Old John Small died, the last, if not the first of the Hambledonians, in 1826. Isaac Walton, the father of Anglers, lived to the age of ninety-three. This father of Cricketers was in his ninetieth year. John Small played in all the great matches till he was turned of seventy. A fine skater and a good musician. But, how the Duke of Dorset took great interest in John Small, and how his Grace gave him a fiddle, and how John, like a modern Orpheus, beguiled a wild bull of its fury in the middle of a paddock, is it not written in the book of the chronicles of the playmates of Old Nyren?—In a match of Hambledon against All England, Small kept up his wicket for three days, and was not out after all. A pity his score is unknown. We should like to compare it with Mr. Ward's.

"Tom Walker was the most tedious fellow to bowl to, and the slowest runner between wickets I ever saw. Harry was the hitter,—Harry's half-hour was as good as Tom's afternoon. I have seen Noah Mann, who was as fast as Tom was slow, in running a four, overtake him, pat him on the back, and say, 'Good name for you is Walker, for you never was a runner.' It used to be said that David Harris had once bowled him 170 balls for one run! David was a potter by trade, and in a kind of skittle alley made between hurdles, he used to practise bowling four different balls from one end, and then picking them up he would bowl them back again. His bowling cost him a great deal of practice; but it proved well worth his while, for no man ever bowled like him, and he was always first chosen of all the men in England."—Nil sine labore, remember, young cricketers all.—"'Lambert' (not the great player of that name), said Nyren, 'had a most deceitful and teasing way of delivering the ball; he tumbled out the Kent and Surrey men, one after another, as if picked off by a rifle corps. His perfection is accounted for by the circumstance that when he was tending his father's sheep, he would set up a hurdle or two, and bowl away for hours together.'

"There was some good hitting in those days, though too little defence. Tom Taylor would cut away in fine style, almost after the manner of Mr. Budd. Old Small was among the first members of the Hambledon Club. He began to play about 1750, and Lumpy Stevens at the same time. I can give you some notion, sir, of what cricket was in those days, for Lumpy, a very bad bat, as he was well aware, once said to me, 'Beldham, what do you think cricket must have been in those days when I was thought a good batsman?' But fielding was very good as far back as I can remember."—Now, what Beldham called good fielding must have been good enough. He was himself one of the safest hands at a catch. Mr. Budd, when past forty, was still one of the quickest men I ever played with, taking always middle wicket, and often, by swift running, doing part of long field's work. Sparks, Fennex, Bennett, and young Small, and Mr. Parry, were first rate, not to mention Beagley, whose style of long stopping in the North and South Match of 1836, made Lord Frederick and Mr. Ward justly proud of so good a representative of the game in their younger days. Albeit, an old player of seventy, describing the merits of all these men, said, "put Mr. King at point, Mr. C. Ridding long-stop, and Mr. W. Pickering cover, and I never saw the man that could beat either of them."

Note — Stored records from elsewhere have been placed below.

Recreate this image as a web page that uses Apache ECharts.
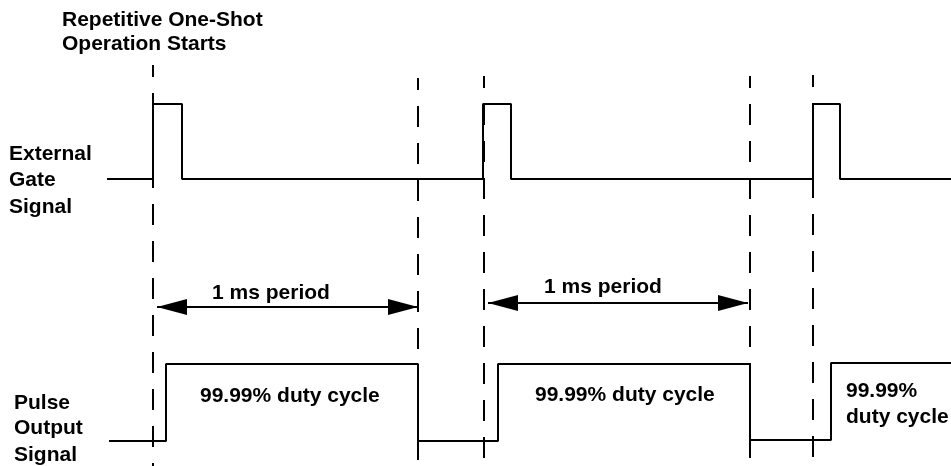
<!DOCTYPE html>
<html>
<head>
<meta charset="utf-8">
<script src="https://cdn.jsdelivr.net/npm/echarts@6/dist/echarts.min.js"></script>
<style>
  html, body { margin: 0; padding: 0; background: #fff; }
  #chart { width: 951px; height: 466px; }
</style>
</head>
<body>
<div id="chart"></div>
<script>
// schematic timing diagram, time axis is arbitrary units (not to scale)
const gateTimes = [107, 153, 182, 483, 511, 813, 840, 951]
const gateLevels = [179, 104, 179, 104, 179, 104, 179, 179]

const pulseTimes = [109, 166, 418, 498, 750, 831, 951]
const pulseLevels = [441, 364, 441, 364, 440, 363, 363]

// dashed marker lines
const markerTimes = [153, 418, 484, 750, 813]
const markerTops = [65, 78, 76, 76, 75]
const markerBottom = 466

// "1 ms period" arrows
const periodStarts = [157, 488]
const periodEnds = [418, 748]
const periodLevels = [307, 303]

const titleText = ['Repetitive One-Shot', 'Operation Starts']
const gateText = ['External', 'Gate', 'Signal']
const pulseText = ['Pulse', 'Output', 'Signal']
const periodText = '1 ms period'
const dutyText = '99.99% duty cycle'
const dutyTextShort = ['99.99%', 'duty cycle']

const FONT = '"Liberation Sans", Arial, Helvetica, sans-serif'
const INK = '#000'

let chart = echarts.init(document.getElementById('chart'), null, { renderer: 'canvas' })

function toPoints(xs, ys) {
  return xs.map((x, i) => [x, ys[i]])
}

function txt(text, left, cy) {
  return {
    type: 'text',
    x: left,
    y: cy,
    style: {
      text: text,
      fill: INK,
      font: 'bold 21px ' + FONT,
      verticalAlign: 'middle',
      align: 'left'
    }
  }
}

let series = []

// signals
series.push({
  name: 'External Gate Signal',
  type: 'line',
  step: 'end',
  symbol: 'none',
  data: toPoints(gateTimes, gateLevels),
  lineStyle: { color: INK, width: 2 },
  z: 3
})
series.push({
  name: 'Pulse Output Signal',
  type: 'line',
  step: 'end',
  symbol: 'none',
  data: toPoints(pulseTimes, pulseLevels),
  lineStyle: { color: INK, width: 2 },
  z: 3
})

// dashed markers
for (let i = 0; i < markerTimes.length; i++) {
  series.push({
    type: 'line',
    symbol: 'none',
    data: [[markerTimes[i], markerTops[i]], [markerTimes[i], markerBottom]],
    lineStyle: { color: INK, width: 2, type: [21, 16], dashOffset: 9 },
    z: 2
  })
}

// period arrows
for (let i = 0; i < periodStarts.length; i++) {
  series.push({
    type: 'line',
    symbol: 'triangle',
    symbolSize: [16, 30],
    showAllSymbol: true,
    itemStyle: { color: INK },
    data: [
      { value: [periodStarts[i], periodLevels[i]], symbolRotate: 90, symbolOffset: [15, 0] },
      { value: [periodEnds[i], periodLevels[i]], symbolRotate: -90, symbolOffset: [-15, 0] }
    ],
    lineStyle: { color: INK, width: 2 },
    z: 4
  })
}

let graphic = [
  txt(titleText[0], 62, 20),
  txt(titleText[1], 62, 44),
  txt(gateText[0], 9, 154),
  txt(gateText[1], 9, 180),
  txt(gateText[2], 9, 207),
  txt(pulseText[0], 14, 403),
  txt(pulseText[1], 14, 428),
  txt(pulseText[2], 14, 455),
  txt(periodText, 212, 293),
  txt(periodText, 544, 287),
  txt(dutyText, 200, 396),
  txt(dutyText, 535, 395),
  txt(dutyTextShort[0], 846, 391),
  txt(dutyTextShort[1], 846, 417)
]

chart.setOption({
  animation: false,
  backgroundColor: '#fff',
  grid: { left: 0, right: 0, top: 0, bottom: 0 },
  xAxis: { type: 'value', min: 0, max: 951, show: false },
  yAxis: { type: 'value', min: 0, max: 466, inverse: true, show: false },
  series: series,
  graphic: graphic
})
</script>
</body>
</html>
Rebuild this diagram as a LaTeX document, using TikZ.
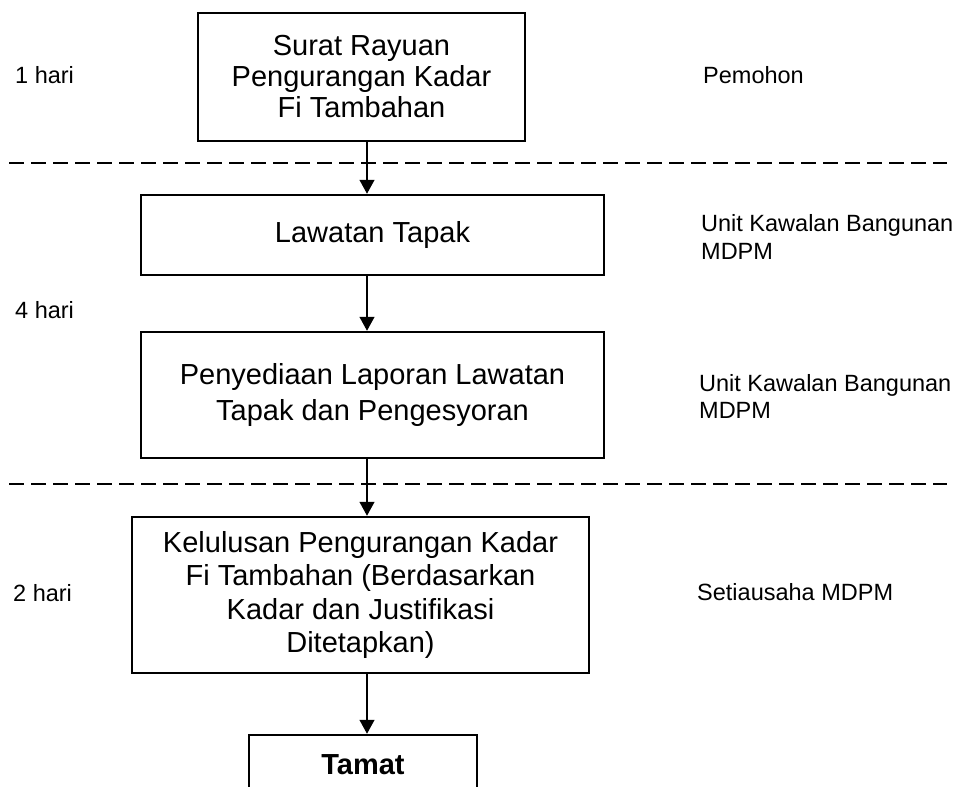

"John Wells was a most dangerous man in a single wicket match, being so dead a shot at a wicket. In one celebrated match. Lord Frederick warned the Honourable H. Tufton to beware of John; but John Wells found an opportunity of maintaining his character by shying down, from the side, little more than the single stump. Tom Sheridan joined some of our matches, but he was no good but to make people laugh. In our days there were no padded gloves. I have seen Tom Walker rub his bleeding fingers in the dust! David used to say he liked to rind him."

"The matches against twenty-two were not uncommon in the last century. In 1788 the Hambledon Club played two-and-twenty at Cold Ash Hill. 'Drawing' between leg and wicket is not a new invention. Old Small, (b. 1737, d. 1826,) was famous for the draw, and, to increase his facility he changed the crooked bat of his day for a straight bat. There was some fine cutting before Saunders' day. Harry Walker was the first, I believe, who brought cutting to perfection. The next genuine cutter—for they were very scarce (I never called mine cutting, not like that of Saunders at least)—was Robinson. Walker and Robinson would wait for the ball till all but past the wicket, and then cut with great force. Others made good Off-hits, but did not hit late enough for a good Cut. I would never cut with slow bowling. I believe that Walker, Fennex, and myself, first opened the old players' eyes to what could be done with the bat; Walker by cutting, and Fennex and I by forward play: but all improvement was owing to David Harris's bowling. His bowling rose almost perpendicular: it was once pronounced a jerk; it was altogether most extraordinary.—For thirteen years I averaged forty-three a match, though frequently I had only one innings; but I never could half play unless runs were really wanted."